パソコンの電源を入れる前に、キッチンに行って水を張った鍋に火をかけた。コーヒーを淹れるためだ。コンロをひねって火をつけた瞬間に思った。

「今日は時間がないからお気に入りのコーヒーをドリップする暇はないな。手間のかからない玄米珈琲にするしかないか」

そして、デスクに戻ってパソコンの前に座った。腕を組んで天井を見上げて、何を書こうか考える。そのあいだにぶくぶくと水が沸騰する音が聞こえてきた。しょうがないなぁと嫌々立ち上がりキッチンに移動する。勢いよく泡だつ鍋の水を見た瞬間に思った。

「やっぱりお気に入りのコーヒーをドリップして淹れよう」

量りを引っ張り出してマグカップを乗せる。焙煎され挽かれたコーヒー豆の分量を計り、ポットに移したお湯を丁寧に注ぐ。豆の香ばしい香りが部屋中に広がる。何度も何度も時間をかけてお湯を注ぐ。コーヒーの水滴がぽたりぽたりとマグカップに落ちる。思考が動きを潜め、指先に意識が向く。肩に力が入っていたことに気がつく。大きく深呼吸をして肩を落とした。
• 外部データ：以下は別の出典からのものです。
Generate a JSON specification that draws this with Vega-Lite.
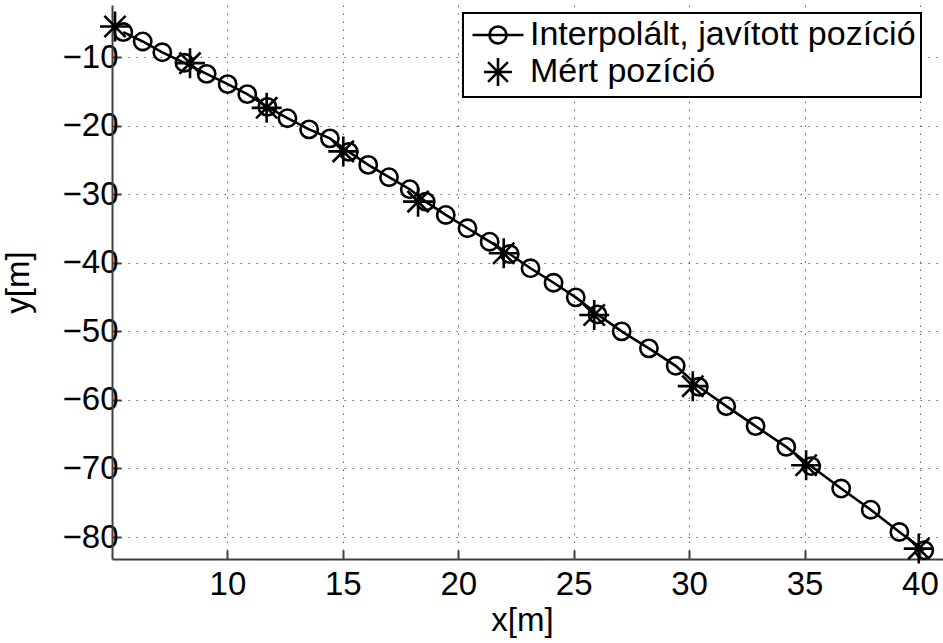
{
  "$schema": "https://vega.github.io/schema/vega-lite/v6.json",
  "autosize": {"type": "none"},
  "padding": {"left": 112, "top": 5, "right": 0, "bottom": 84},
  "width": 831,
  "height": 554,
  "background": "white",
  "config": {
    "view": {"stroke": null},
    "font": "Liberation Sans",
    "legend": {"strokeWidth": 2},
    "axis": {
      "labelFont": "Liberation Sans",
      "labelFontSize": 33,
      "labelColor": "black",
      "titleFont": "Liberation Sans",
      "titleFontSize": 33,
      "titleFontWeight": "normal",
      "titleColor": "black",
      "domainColor": "#404040",
      "domainWidth": 2,
      "tickColor": "#404040",
      "tickWidth": 2,
      "tickSize": -9,
      "grid": true,
      "gridColor": "#606060",
      "gridWidth": 1,
      "gridDash": [1.5, 6.5],
      "gridOpacity": 1
    }
  },
  "datasets": {
    "interp": [
      {"x": 5.49, "y": -6.35, "series": "Interpolált, javított pozíció"},
      {"x": 6.33, "y": -7.72, "series": "Interpolált, javított pozíció"},
      {"x": 7.18, "y": -9.30, "series": "Interpolált, javított pozíció"},
      {"x": 8.14, "y": -10.83, "series": "Interpolált, javított pozíció"},
      {"x": 9.10, "y": -12.44, "series": "Interpolált, javított pozíció"},
      {"x": 10.01, "y": -13.94, "series": "Interpolált, javított pozíció"},
      {"x": 10.86, "y": -15.40, "series": "Interpolált, javított pozíció"},
      {"x": 11.73, "y": -17.26, "series": "Interpolált, javított pozíció"},
      {"x": 12.60, "y": -18.91, "series": "Interpolált, javított pozíció"},
      {"x": 13.54, "y": -20.54, "series": "Interpolált, javított pozíció"},
      {"x": 14.44, "y": -21.85, "series": "Interpolált, javított pozíció"},
      {"x": 15.26, "y": -23.82, "series": "Interpolált, javított pozíció"},
      {"x": 16.10, "y": -25.72, "series": "Interpolált, javított pozíció"},
      {"x": 17.00, "y": -27.52, "series": "Interpolált, javított pozíció"},
      {"x": 17.90, "y": -29.27, "series": "Interpolált, javított pozíció"},
      {"x": 18.59, "y": -31.08, "series": "Interpolált, javított pozíció"},
      {"x": 19.46, "y": -33.02, "series": "Interpolált, javított pozíció"},
      {"x": 20.40, "y": -34.96, "series": "Interpolált, javított pozíció"},
      {"x": 21.36, "y": -36.92, "series": "Interpolált, javított pozíció"},
      {"x": 22.23, "y": -38.72, "series": "Interpolált, javított pozíció"},
      {"x": 23.13, "y": -40.80, "series": "Interpolált, javított pozíció"},
      {"x": 24.13, "y": -42.91, "series": "Interpolált, javított pozíció"},
      {"x": 25.09, "y": -45.04, "series": "Interpolált, javított pozíció"},
      {"x": 26.03, "y": -47.52, "series": "Interpolált, javított pozíció"},
      {"x": 27.08, "y": -50.00, "series": "Interpolált, javított pozíció"},
      {"x": 28.26, "y": -52.48, "series": "Interpolált, javított pozíció"},
      {"x": 29.42, "y": -55.02, "series": "Interpolált, javított pozíció"},
      {"x": 30.42, "y": -58.09, "series": "Interpolált, javított pozíció"},
      {"x": 31.61, "y": -60.91, "series": "Interpolált, javított pozíció"},
      {"x": 32.88, "y": -63.82, "series": "Interpolált, javított pozíció"},
      {"x": 34.21, "y": -66.85, "series": "Interpolált, javított pozíció"},
      {"x": 35.29, "y": -69.66, "series": "Interpolált, javított pozíció"},
      {"x": 36.59, "y": -72.92, "series": "Interpolált, javított pozíció"},
      {"x": 37.87, "y": -76.01, "series": "Interpolált, javított pozíció"},
      {"x": 39.11, "y": -79.26, "series": "Interpolált, javított pozíció"},
      {"x": 40.19, "y": -81.93, "series": "Interpolált, javított pozíció"}
    ],
    "measured": [
      {"x": 5.13, "y": -5.53, "series": "Mért pozíció"},
      {"x": 8.38, "y": -10.88, "series": "Mért pozíció"},
      {"x": 11.70, "y": -17.40, "series": "Mért pozíció"},
      {"x": 15.02, "y": -23.75, "series": "Mért pozíció"},
      {"x": 18.26, "y": -31.08, "series": "Mért pozíció"},
      {"x": 21.97, "y": -38.61, "series": "Mért pozíció"},
      {"x": 25.89, "y": -47.62, "series": "Mért pozíció"},
      {"x": 30.16, "y": -57.99, "series": "Mért pozíció"},
      {"x": 35.07, "y": -69.52, "series": "Mért pozíció"},
      {"x": 39.95, "y": -81.68, "series": "Mért pozíció"}
    ]
  },
  "encoding": {
    "x": {
      "field": "x", "type": "quantitative",
      "scale": {"domain": [5, 41], "nice": false, "zero": false},
      "axis": {"values": [10, 15, 20, 25, 30, 35, 40], "title": "x[m]", "labelPadding": 18, "titleX": 410, "titleY": 71, "titleBaseline": "alphabetic", "titleAlign": "center"}
    },
    "y": {
      "field": "y", "type": "quantitative",
      "scale": {"domain": [-83.2, -2.4], "nice": false, "zero": false},
      "axis": {"values": [-80, -70, -60, -50, -40, -30, -20, -10], "title": "y[m]", "labelPadding": 3, "titleX": -84, "titleY": 277, "titleAngle": -90, "titleBaseline": "alphabetic", "titleAlign": "center"}
    }
  },
  "layer": [
    {
      "data": {"name": "interp"},
      "mark": {"type": "line", "strokeWidth": 2.6},
      "encoding": {
        "order": {"field": "x", "type": "quantitative"},
        "stroke": {
          "field": "series", "type": "nominal",
          "scale": {
            "domain": ["Interpolált, javított pozíció", "Mért pozíció"],
            "range": ["black", "black"]
          },
          "legend": {
            "title": null,
            "orient": "none",
            "legendX": 351,
            "legendY": 8,
            "fillColor": "white",
            "strokeColor": "black",
            "cornerRadius": 0,
            "padding": 5,
            "rowPadding": 0,
            "symbolOffset": 13,
            "labelOffset": 15,
            "labelFont": "Liberation Sans",
            "labelFontSize": 34,
            "labelColor": "black",
            "labelLimit": 800,
            "symbolSize": 900,
            "symbolStrokeWidth": 2.6,
            "symbolFillColor": "transparent",
            "encode": {
              "symbols": {
                "update": {
                  "shape": {"signal": "datum.value === 'Mért pozíció' ? 'M0,-0.93V0.93M-0.93,0H0.93M-0.66,-0.66L0.66,0.66M-0.66,0.66L0.66,-0.66' : 'M-1.7,0H1.7M0.567,0A0.567,0.567,0,1,1,-0.567,0A0.567,0.567,0,1,1,0.567,0'"}
                }
              }
            }
          }
        }
      }
    },
    {
      "data": {"name": "interp"},
      "mark": {"type": "point", "filled": false, "shape": "circle", "color": "black", "strokeWidth": 2.6, "size": 300, "opacity": 1}
    },
    {
      "data": {"name": "measured"},
      "mark": {"type": "point", "filled": false, "shape": "M0,-1V1M-1,0H1M-0.707,-0.707L0.707,0.707M-0.707,0.707L0.707,-0.707", "color": "black", "strokeWidth": 2.6, "size": 900, "opacity": 1}
    }
  ]
}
目の前の白い壁を眺めながら熱いコーヒーを口に含む。アルコールと食事の重たさをすっきりと洗い流してくれるようだ。また大きく深呼吸をしてからキーボードに手を置いた。

急がば回れ。

まっ白いnoteの画面に、そう文字を打ち込んだ。あとはもう、気がついたらここまでの文章が書きあがっていた。

小さな本音に耳を傾けていたい。どんなときも。